Warren also checked the docs. Keith Hopkins gave me the icon.
Finally, Tom sent me the greatest compliments 8-). Etc. etc., I
surely missed someone... it's the *BEST* programming environment in
the world!
If you find any bugs please write me or leave me a message at BIX.
This software is not public domain. It is shareware: you should send
me $20 (or more, why not?) if you find it useful (BIXfriends are of
course free). Please don't send checks drawn on a US bank, they're
almost impossible to cash. I'd prefer postal money orders, currency
or checks drawn on an italian bank.
I would like to thank Walter Dörwald (Germany), Jürgen E. Haug
(Germany), Svante Kleist (Sweden), Tim Beard (Australia) and Christian
König (Germany) for having sent the shareware contribution for Mostra.

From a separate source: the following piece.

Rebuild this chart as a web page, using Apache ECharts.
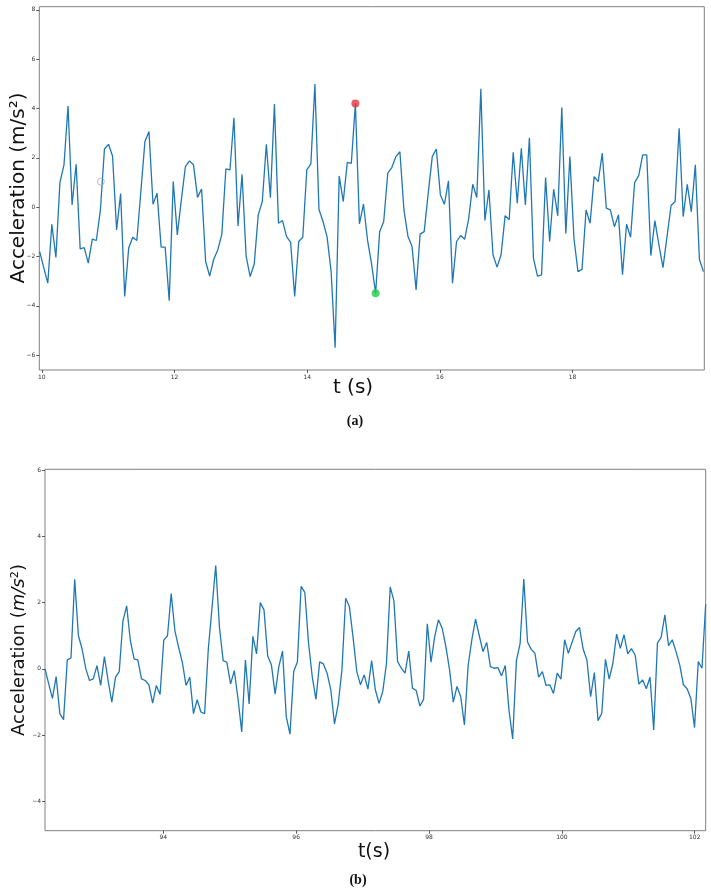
<!DOCTYPE html>
<html>
<head>
<meta charset="utf-8">
<script src="https://cdn.jsdelivr.net/npm/echarts@6/dist/echarts.min.js"></script>
<style>
html,body{margin:0;padding:0;background:#fff;}
#c{width:711px;height:893px;}
</style>
</head>
<body>
<div id="c"></div>
<script>
// ---- Panel (a): 10 s window, evenly sampled ----
const topStart = 9.968;      // time of first sample (s)
const topStep = 0.0610;      // sampling step (s)
const topValues = [
 -1.8,-2.45,-3.08,-0.69,-2.04,1.01,1.72,4.1,0.09,1.74,
 -1.69,-1.64,-2.27,-1.29,-1.35,-0.11,2.36,2.55,2.08,-0.92,
 0.55,-3.62,-1.64,-1.22,-1.35,0.65,2.66,3.07,0.12,0.57,
 -1.62,-1.62,-3.79,1.04,-1.12,0.3,1.65,1.88,1.72,0.4,
 0.74,-2.2,-2.79,-2.11,-1.73,-1.1,1.55,1.51,3.63,-0.76,
 1.33,-1.98,-2.81,-2.31,-0.31,0.23,2.55,0.39,4.18,-0.65,
 -0.54,-1.19,-1.43,-3.62,-1.39,-1.22,1.51,1.76,4.99,-0.08,
 -0.58,-1.19,-2.6,-5.7,1.27,0.23,1.82,1.78,4.21,-0.68,
 0.13,-1.33,-2.3,-3.49,-0.99,-0.58,1.38,1.61,2.05,2.25,
 -0.11,-1.19,-1.59,-3.35,-1.09,-0.99,0.57,2.05,2.36,0.5,
 0.12,1.07,-3.08,-1.39,-1.15,-1.3,-0.45,0.93,0.39,4.8,
 -0.54,0.7,-1.93,-2.43,-1.93,-0.34,-0.51,2.23,0.16,2.39,
 0.09,2.82,-2.07,-2.79,-2.74,1.2,-1.39,0.73,-0.35,4.04,
 -1.06,2.05,-1.26,-2.61,-2.52,-0.11,-0.65,1.24,1.04,2.19,
 -0.04,-0.11,-0.79,-0.31,-2.74,-0.69,-1.22,1.0,1.28,2.12,
 2.12,-1.96,-0.54,-1.53,-2.45,-1.19,0.07,0.23,3.2,-0.38,
 0.93,-0.18,1.72,-2.11,-2.61
];
const topMaxIndex = 78;   // red marker sample
const topMinIndex = 83;   // green marker sample
const topCursor = [10.89, 1.04]; // hollow grey circle
const topXTicks = [10, 12, 14, 16, 18];
const topYTicks = [-6, -4, -2, 0, 2, 4, 6, 8];

// ---- Panel (b) ----
const botStart = 92.22;
const botStep = 0.05587;
const botValues = [
 0.0,-0.45,-0.89,-0.23,-1.35,-1.53,0.27,0.33,2.7,1.0,
 0.6,0.0,-0.35,-0.3,0.1,-0.5,0.37,-0.35,-1.0,-0.25,
 -0.08,1.45,1.9,0.85,0.3,0.27,-0.3,-0.35,-0.48,-1.03,
 -0.5,-0.77,0.87,1.0,2.27,1.15,0.65,0.2,-0.5,-0.25,
 -1.35,-0.93,-1.3,-1.35,0.6,1.85,3.12,1.25,0.25,0.2,
 -0.45,-0.05,-0.9,-1.9,0.27,-1.06,0.98,0.45,2.0,1.78,
 0.39,0.12,-0.76,0.07,0.54,-1.44,-1.97,-0.08,0.21,2.49,
 2.31,0.78,-0.23,-0.92,0.21,0.15,-0.13,-0.63,-1.66,-1.06,
 -0.03,2.13,1.88,0.95,-0.08,-0.48,-0.18,-0.61,0.25,-0.63,
 -1.04,-0.68,0.17,2.47,2.06,0.22,0.02,-0.13,0.54,-0.58,
 -0.65,-1.12,-0.92,1.36,0.2,0.98,1.48,1.23,0.67,-0.03,
 -1.0,-0.53,-0.84,-1.69,0.1,0.88,1.5,1.0,0.52,0.8,
 0.07,0.02,0.04,-0.21,0.1,-1.24,-2.11,0.25,0.76,2.71,
 0.81,0.59,0.47,-0.25,-0.08,-0.5,-0.48,-0.74,-0.13,-0.31,
 0.88,0.47,0.8,1.13,1.25,0.59,0.27,-0.84,-0.11,-1.56,
 -1.34,0.29,-0.31,0.17,1.05,0.62,1.03,0.45,0.61,0.42,
 -0.46,-0.33,-0.6,-0.25,-1.84,0.78,0.95,1.63,0.7,0.88,
 0.52,0.12,-0.48,-0.6,-0.89,-1.77,0.22,0.02,1.95
];
const botXTicks = [94, 96, 98, 100, 102];
const botYTicks = [-4, -2, 0, 2, 4, 6];

// build [t, v] pairs
const topData = topValues.map((v, i) => [topStart + i * topStep, v]);
const botData = botValues.map((v, i) => [botStart + i * botStep, v]);

const fmt = v => (v < 0 ? '\u2212' + Math.abs(v) : String(v));
const tickLabel = {fontSize: 6, color: '#333', fontFamily: 'DejaVu Sans', formatter: fmt};

function axis(gi, min, max, ticks, pos) {
  return {
    type: 'value', gridIndex: gi, min: min, max: max, position: pos,
    axisLine: {show: false, onZero: false},
    splitLine: {show: false},
    axisTick: {show: true, length: 3, inside: false, lineStyle: {color: '#333', width: 0.8}, customValues: ticks},
    axisLabel: Object.assign({margin: 4, customValues: ticks}, tickLabel)
  };
}

const chart = echarts.init(document.getElementById('c'), null, {renderer: 'canvas'});
const lineColor = '#1f77b4';
chart.setOption({
  animation: false,
  backgroundColor: '#fff',
  grid: [
    {left: 39.3, top: 6.7, right: 6.7, bottom: 523, show: true, borderColor: '#808080', borderWidth: 1, backgroundColor: 'transparent'},
    {left: 45, top: 469.3, right: 5.3, bottom: 62.3, show: true, borderColor: '#808080', borderWidth: 1, backgroundColor: 'transparent'}
  ],
  xAxis: [
    axis(0, 9.962, 19.985, topXTicks, 'bottom'),
    axis(1, 92.22, 102.165, botXTicks, 'bottom')
  ],
  yAxis: [
    axis(0, -6.6, 8.13, topYTicks, 'left'),
    axis(1, -4.88, 6.02, botYTicks, 'left')
  ],
  series: [
    {type: 'line', xAxisIndex: 0, yAxisIndex: 0, data: topData, showSymbol: false,
     lineStyle: {color: lineColor, width: 1.3}, z: 2},
    {type: 'scatter', xAxisIndex: 0, yAxisIndex: 0, data: [topCursor], symbol: 'circle', symbolSize: 7,
     itemStyle: {color: 'rgba(0,0,0,0)', borderColor: '#a8a8a8', borderWidth: 1}, z: 3},
    {type: 'scatter', xAxisIndex: 0, yAxisIndex: 0, data: [topData[topMaxIndex]], symbolSize: 8,
     itemStyle: {color: '#e3343c'}, z: 4},
    {type: 'scatter', xAxisIndex: 0, yAxisIndex: 0, data: [topData[topMinIndex]], symbolSize: 8,
     itemStyle: {color: '#1fcc4a'}, z: 4},
    {type: 'line', xAxisIndex: 1, yAxisIndex: 1, data: botData, showSymbol: false,
     lineStyle: {color: lineColor, width: 1.3}, z: 2}
  ],
  graphic: [
    {type: 'text', x: 18.5, y: 188, rotation: Math.PI / 2,
     style: {text: 'Acceleration (m/s\u00B2)', font: '20px "DejaVu Sans"', fill: '#111', align: 'center', verticalAlign: 'middle'}},
    {type: 'text', x: 353, y: 388,
     style: {text: 't (s)', font: '20px "DejaVu Sans"', fill: '#111', align: 'center', verticalAlign: 'middle'}},
    {type: 'text', x: 355, y: 421,
     style: {text: '(a)', font: 'bold 14px "Liberation Serif"', fill: '#111', align: 'center', verticalAlign: 'middle'}},
    {type: 'text', x: 19.5, y: 650, rotation: Math.PI / 2,
     style: {text: '{n|Acceleration (}{i|m/s}{n|\u00B2)}', align: 'center', verticalAlign: 'middle', fill: '#111',
       rich: {n: {font: '18px "DejaVu Sans"', fill: '#111'}, i: {font: 'italic 18px "DejaVu Sans"', fill: '#111'}}}},
    {type: 'text', x: 374, y: 852,
     style: {text: 't(s)', font: '19px "DejaVu Sans"', fill: '#111', align: 'center', verticalAlign: 'middle'}},
    {type: 'text', x: 358, y: 880,
     style: {text: '(b)', font: 'bold 14px "Liberation Serif"', fill: '#111', align: 'center', verticalAlign: 'middle'}}
  ]
});
</script>
</body>
</html>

If you have access to a TeX system, you can print a copy of the TeX
"Mostra.tex" file that comes with the program. Anyway, if you spent a
good part of your time preparing and printing documents, I'd suggest
you to take a look at AmigaTeX, a wonderful package from Radical Eye
Software which is probably the best implementation of TeX you can
find on any computer.
This software is provided "AS IS" without warranty of any kind, either
expressed or implied. By using Mostra, you agree to accept the entire
risk as to the quality and performance of the program. Any liability
will be limited exclusively to product replacement. Mostra is freely
distributable as long as all of its files are included in their
original form without additions, deletions, or modifications of any
kind. (I *HATE* all of this legal stuff, but one never knows...)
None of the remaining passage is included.